Essens Trainer Uwe Koschinat wählt immer die direkte Botschaft, kritisierte vor allem das Defensivverhalten seiner Mannschaft, „auch wenn ich lange das Gefühl hatte, dass wir jederzeit wieder zurückkommen können“. Bis zum Platzverweis gegen ihren Mittelfeldstrategen Klaus Gjasula (68.) drückten die Essener beim Stand von 2:0 für den Waldhof auf den Anschlusstreffer. Nach der Roten Karte wichen dann die Kräfte der Gäste – vor allem im Umschaltspiel.
Für die Stimmung von Waldhof-Fans und -Mannschaft war das 6:1 Balsam auf die Seele, für die Tabellensituation des SVW nicht weniger wichtig. Durch die Ergebnisse am früheren Samstagnachmittag waren die Blau-Schwarzen zwischenzeitlich auf Platz 16 abgerutscht. Nach dem 6:1 stehen Platz zwölf und zehn Zähler zu Buche, kann man ein wenig durchatmen. Aber, wie Kollege Boyd richtig mahnt, nicht zu lange.

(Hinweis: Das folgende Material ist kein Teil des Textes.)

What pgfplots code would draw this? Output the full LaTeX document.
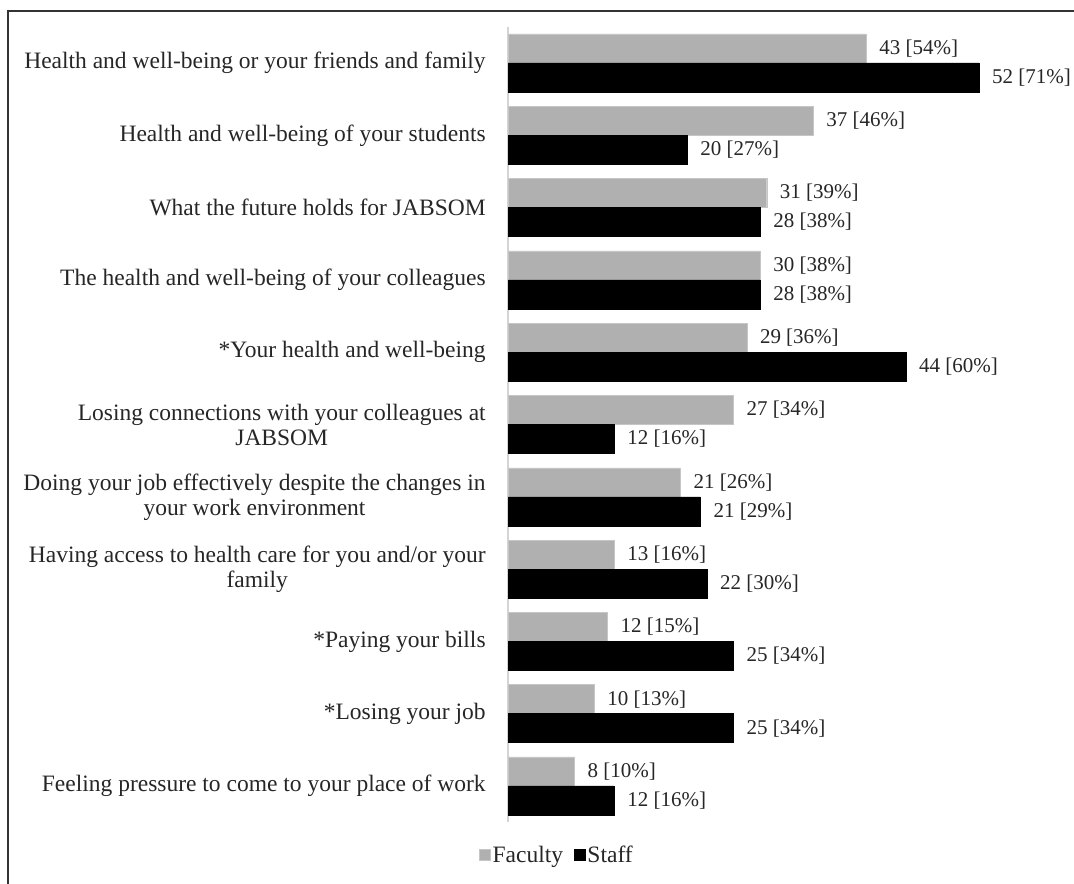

Schon am Dienstagabend um 19 Uhr geht es mit dem Gastspiel beim TSV Havelse weiter. Der Aufsteiger steht zwar auf dem vorletzten Tabellenplatz, zeigte aber mit den jüngsten Unentschieden gegen Primus Duisburg und das hoch gehandelte Rostock, dass man mithalten kann in Liga drei. Den höchsten Drittliga-Sieg seiner Geschichte feierte der Waldhof übrigens daheim gegen die Niedersachsen, ein 7:0 in der Saison 2021/22.